Why do any of this? For each one of us trying to live this ‘off the grid/self sufficient’ life, the answer will be different, yet they will all have a common thread. Independence, security, safety, better health, smaller carbon footprint, getting back to the basics, being caretakers of the earth, costs, the list can go on and on.
Yet for me it also a practical matter of living within my means, and those means are sorely limited. Having been married more than once, starting over more than once, and now reaching a point in my life where I have made the choice to fully retire, it gets down to saving money and having a more healthy life than I did just a few years ago. For me that means having a sustainable life that also offers me a small yet fairly consistent supplemental income. It also means, in my case, weeding through myriad things I would like to do to get my list manageable with those things I am able to do. And even then my list of what I can do and want to do is quite long.
Fortunately for me I do not live where snow comes in levels measured in feet instead of mere inches or fractions thereof. I grew up in that, spent the last year of my time in the military in Maine, so even as good as I was in that environment when I was 6 or even 20, I am not that young anymore and choose to not live up there. (No offense meant or intended to those who do!)
Yet there are still cold-weather issues to be addressed. How to winter over bees and chickens, heating a high tunnel if necessary, wood splitting as a constant year-around project, trimming blueberry bushes, and the never-ending list of things that need to be done.
Yet when all is said and done – as opposed to working for ‘the man’ and living paycheck to paycheck and wishing life was easier, better and had less stress – I am now living that life.
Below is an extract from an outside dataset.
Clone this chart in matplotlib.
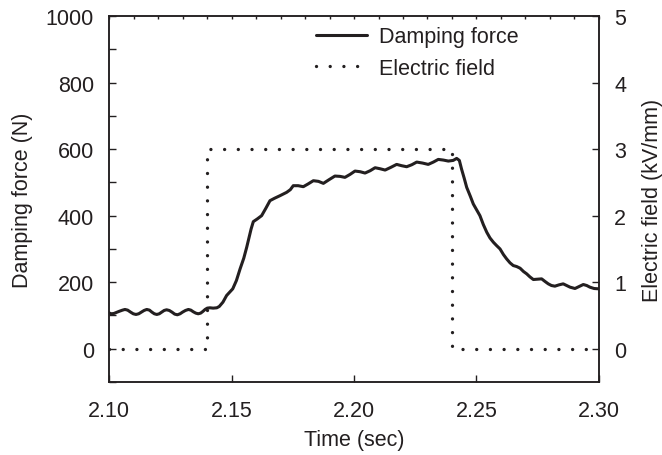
import matplotlib
matplotlib.use("Agg")
import matplotlib.pyplot as plt
from matplotlib.ticker import MultipleLocator, FormatStrFormatter

plt.rcParams['font.family'] = ['Liberation Sans', 'DejaVu Sans']

# Damping force (N) vs time (s)
time_force = [2.1000, 2.1005, 2.1010, 2.1020, 2.1040, 2.1055, 2.1065, 2.1076, 2.1088, 2.1099,
              2.1110, 2.1121, 2.1132, 2.1143, 2.1154, 2.1165, 2.1175, 2.1185, 2.1195, 2.1205,
              2.1215, 2.1225, 2.1235, 2.1246, 2.1257, 2.1268, 2.1279, 2.1290, 2.1300, 2.1312,
              2.1324, 2.1334, 2.1344, 2.1354, 2.1364, 2.1374, 2.1383, 2.1392, 2.1401, 2.1412,
              2.1425, 2.1440, 2.1450, 2.1465, 2.1480, 2.1495, 2.1505, 2.1520, 2.1535, 2.1550,
              2.1562, 2.1580, 2.1589, 2.1605, 2.1623, 2.1640, 2.1657, 2.1675, 2.1698, 2.1725,
              2.1740, 2.1752, 2.1772, 2.1793, 2.1812, 2.1834, 2.1855, 2.1875, 2.1898, 2.1922,
              2.1943, 2.1963, 2.1984, 2.2004, 2.2025, 2.2045, 2.2066, 2.2086, 2.2106, 2.2127,
              2.2150, 2.2174, 2.2195, 2.2215, 2.2236, 2.2256, 2.2280, 2.2303, 2.2324, 2.2344,
              2.2365, 2.2385, 2.2405, 2.2419, 2.2430, 2.2439, 2.2450, 2.2460, 2.2475, 2.2487,
              2.2500, 2.2514, 2.2528, 2.2542, 2.2555, 2.2569, 2.2582, 2.2596, 2.2610, 2.2623,
              2.2637, 2.2650, 2.2664, 2.2678, 2.2692, 2.2705, 2.2718, 2.2732, 2.2749, 2.2766,
              2.2780, 2.2793, 2.2806, 2.2820, 2.2837, 2.2854, 2.2868, 2.2882, 2.2902, 2.2919,
              2.2936, 2.2950, 2.2963, 2.2980, 2.3000]
force = [108, 106, 105, 106, 112, 116, 118, 116, 110, 105,
         103, 105, 110, 115, 118, 116, 110, 105, 103, 105,
         110, 115, 117, 115, 110, 104, 102, 105, 110, 115,
         118, 116, 111, 107, 105, 107, 112, 118, 122, 123,
         122, 123, 127, 140, 160, 172, 180, 205, 240, 272,
         305, 360, 382, 390, 400, 422, 445, 452, 460, 470,
         478, 490, 490, 487, 495, 505, 503, 497, 508, 519,
         518, 515, 524, 534, 532, 528, 535, 544, 541, 537,
         545, 554, 550, 547, 553, 561, 558, 554, 561, 569,
         567, 564, 566, 572, 566, 540, 512, 485, 458, 435,
         418, 400, 373, 350, 333, 320, 310, 300, 283, 270,
         258, 250, 247, 242, 232, 225, 216, 208, 209, 210,
         202, 195, 190, 188, 192, 195, 190, 185, 181, 187,
         193, 190, 185, 181, 180]

# Electric field (kV/mm) vs time (s)
time_field = [2.10, 2.14, 2.14, 2.24, 2.24, 2.30]
field = [0, 0, 3, 3, 0, 0]

x_ticks = [2.10, 2.15, 2.20, 2.25, 2.30]
left_ticks = [0, 200, 400, 600, 800, 1000]
right_ticks = [0, 1, 2, 3, 4, 5]

ink = '#231f20'
fs = 15.5

fig = plt.figure(figsize=(6.62, 4.56), dpi=100)
ax = fig.add_axes([0.1647, 0.1601, 0.7401, 0.8026])
ax2 = ax.twinx()

l1, = ax.plot(time_force, force, color=ink, lw=2.2, solid_joinstyle='round',
              solid_capstyle='round', label='Damping force')
l2, = ax2.plot(time_field, field, color=ink, lw=2.4, dashes=(0.01, 4.1),
               dash_capstyle='round', label='Electric field')

ax.set_xlim(2.10, 2.30)
ax.set_ylim(-100, 1000)
ax2.set_ylim(-0.5, 5)

ax.set_xticks(x_ticks)
ax.xaxis.set_major_formatter(FormatStrFormatter('%.2f'))
ax.xaxis.set_minor_locator(MultipleLocator(0.01))
ax.xaxis.remove_overlapping_locs = False
ax.set_yticks(left_ticks)
ax.yaxis.set_minor_locator(MultipleLocator(100))
ax2.set_yticks(right_ticks)

ax.tick_params(axis='x', which='major', direction='in', length=5, width=1, pad=13,
               labelsize=fs, colors=ink, top=False)
ax.tick_params(axis='x', which='minor', direction='in', length=2.5, width=1,
               bottom=False, top=True, colors=ink)
ax.tick_params(axis='y', which='both', direction='in', length=5, width=1, pad=11,
               labelsize=fs, colors=ink, right=False)
ax2.tick_params(axis='y', which='major', direction='in', length=5, width=1, pad=11,
                labelsize=fs, colors=ink)

for a in (ax, ax2):
    for s in a.spines.values():
        s.set_color(ink)
        s.set_linewidth(1.1)

ax.set_xlabel('Time (sec)', fontsize=fs, color=ink, labelpad=6)
ax.set_ylabel('Damping force (N)', fontsize=fs, color=ink, labelpad=9)
ax2.set_ylabel('Electric field (kV/mm)', fontsize=fs, color=ink, labelpad=11)

leg = ax.legend([l1, l2], ['Damping force', 'Electric field'], loc='upper left',
                bbox_to_anchor=(0.4224, 0.972), borderaxespad=0, borderpad=0,
                frameon=False, fontsize=fs, handlelength=2.35, handletextpad=0.6,
                labelspacing=0.5)
for t in leg.get_texts():
    t.set_color(ink)

fig.savefig('out.png', dpi=100)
Yet that life comes with compromises, its own set of costs, its own reality and its own shortcomings.
Living totally off the grid is simply not feasible for most people, so we do what we can or are comfortable doing. Yes, there are those who do that totally. I wish I had the wherewithal to do it as well. Yet from everything I have seen with those living totally off the grid, a certain amount of serious cash outlay took place at the beginning. Buying a large enough tract of land to manage things, and, in some cases, heavy equipment is purchased. Yes, it will last for several generations if cared for, yet it is a cash outlay that, 1) I don’t have and 2) for my one acre of flat, mostly cleared land, I don’t need or will ever use.
Then there is the issue of the spouse or partner. Are they as into the whole thing as you are? Will they ever be? What is a decent enough compromise that you can both live with and not be thinking of ways to do in your partner down the road? Maybe you are that spouse or partner wondering what in the world has gotten into your significant other that they want to live this lifestyle? What compromises will you make, what is a potential deal breaker, and what is an absolute, do this and I am out of here?
Like many things in life, a lot of tough questions, no easy answers, no free lunch and a lot of head scratching and second guessing.
I promise, more will follow! For now, thanks for reading, stay safe, stay the course and happy homesteading, whatever your definition may be!